I know I appear to be a day late on my posting, which then makes me look like a lazy piece of meat that couldn’t stop watching HIMYM reruns long enough to send out a 750-word rant on social media foul-ups. Don’t judge me just yet though. I know I actually can be classified as that piece of meat who L-words HIMYM, but I’m going to be altering my schedule just slightly to accommodate for some recent changes that have happened in my life.
Not like any of you care or anything.
For full effect…Eh, screw background music, I need to get to the point.
This past week someone got in touch with me and said they would pay me to write. Yes, you read that correctly, I am going to be making green stuff just for recording my thoughts on life three or four times a week. And because of my new responsibilities, I think I’ll be switching my blogposting schedule up to Wednesday nights and Sunday mornings. Because hey, there is only so much of my creative vocabulary to go around. Man, I sound like an egotistical bastard this far in.
Well, I know I got the bastard part right.
Whew! Now that I’ve got that out, on to the main event.
So I’m homeless. At least for a week or so. If you saw the status I posted this afternoon, the one status I’ve posted in the last two and a half years, you know that I now am a proud homeowner. Go ahead, pat my social media image on the back for that. Despite the fact that I own a piece of God’s green earth, well, 1400 square feet of God’s green earth to be specific, I can’t enter it until Friday. And because of that, I’m sleeping on park benches and on the sidelines of Hansen Stadium meanwhile my car acts as a mobile storage unit. Which, after 331 words brings me to the point of this entire blog.
Why the curse word do we have so much crap in our lives?
And that is not a metaphorical deep thought statement I am making about subconscious fears or mental stumbling blocks or anything stupid like that. I’m talking about real-life, hard-core physical crap that we don’t need. Things that are just there, taking up space until Armageddon hits us, sweet motherloads of flat out crap.
Because of my move I had to pack up my old apartment and load everything that I own on to a trailer. And there were landslides of garbage that I’m never going to use, but I still hold on to all of it because of some emotional tie I have sparking sentimental memories. You know what I’m talking about. Just go to your closet and take a gander at the things you’re holding on to that you haven’t picked up since 2008.

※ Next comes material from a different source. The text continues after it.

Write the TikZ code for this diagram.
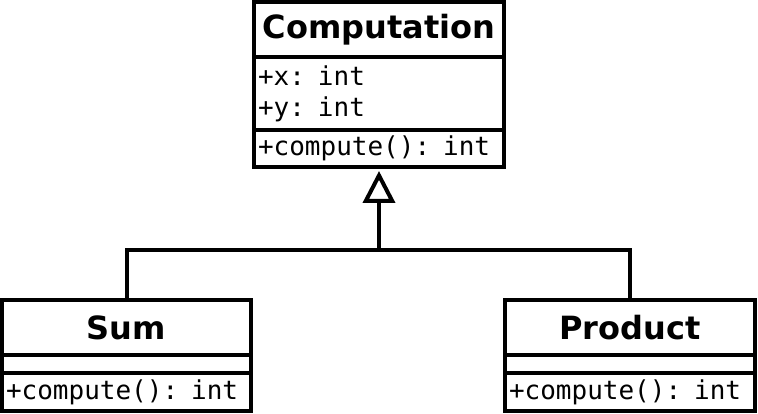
\documentclass[tikz,border=0pt]{standalone}
\usepackage{fontspec}
\setmainfont{DejaVu Sans}
\setmonofont{DejaVu Sans Mono}
\usetikzlibrary{positioning,arrows.meta}
\tikzset{
    CT/.style ={rectangle, draw, line width=4pt, outer sep=0pt, minimum width=#1, minimum height=55pt, font=\fontsize{32}{37}\selectfont\bfseries},
    CP/.style ={rectangle, draw, line width=4pt, outer sep=0pt, inner xsep=4pt, inner ysep=2pt, text width=#1, align=left, font=\fontsize{26}{31}\selectfont\ttfamily},
    INH/.style={line width=4pt, shorten >=4pt, -{Triangle[open, length=32pt, width=32pt]}},
    LK/.style ={line width=4pt}
}

\begin{document}
\begin{tikzpicture}[x=1pt,y=1pt]
        \useasboundingbox (0,0) rectangle (758,414);
        % base class
        \node[CT=250pt] (comp) at (379,384.5) {Computation};
        \node[CP=242pt, minimum height=73pt, below=0pt of comp] (compattr) {+x: int\\+y: int};
        \node[CP=242pt, minimum height=37pt, below=0pt of compattr] (compmeth) {+compute(): int};
        % subclasses
        \node[CT=249pt] (sum) at (126.5,86.5) {Sum};
        \node[CP=241pt, minimum height=18pt, below=0pt of sum] (sumattr) {};
        \node[CP=241pt, minimum height=38pt, below=0pt of sumattr] (summeth) {+compute(): int};
        \node[CT=250pt] (prod) at (630,86.5) {Product};
        \node[CP=242pt, minimum height=18pt, below=0pt of prod] (prodattr) {};
        \node[CP=242pt, minimum height=38pt, below=0pt of prodattr] (prodmeth) {+compute(): int};
        % inheritance
        \coordinate (fork) at (379,164);
        \draw[LK] (sum.north) |- (fork) -| (prod.north);
        \draw[INH] (fork) -- (compmeth.south);
    \end{tikzpicture}
\end{document}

Take for instance my shoe collection. Don’t call me a woman or anything, but I still own every single pair of basketball shoes I have worn since my freshman year of high school. We’re talking about shoes since “Mambo No. 5” was the number one hit song. Every pair from Adidas Crazy 8’s to white trash Starbury’s. And they are there. Just sitting in my closet doing nothing but trigger memories about that one time when I hit that one shot against that one team. Why do I still have them? Good freaking question.
The list just got longer as I packed up. 94 different ties? Check. 47 different Ohio State hats? Check. I have eight different suits. EIGHT SUITS! I know Barney Stinson wouldn’t be upset, but who needs eight suits?! I have a bottle of sand given to me at my graduation, a blowgun, a Teenage Mutant Ninja Turtles poster I was gifted when I turned four years old, a cricket bat I carved out at scout camp people, I've got hundreds of Upper Deck basketball cards sitting in a leather trunk with a combined value of $3.47. What is wrong with me?!
Am I a hoarder? Absolutely not. Am I going to get rid of any of this? You can bet your left nut I won’t. I know all this stuff may fit the definition of pure crap, stuff you should flush down the nearest toilet, but so what? I am still taking it with me.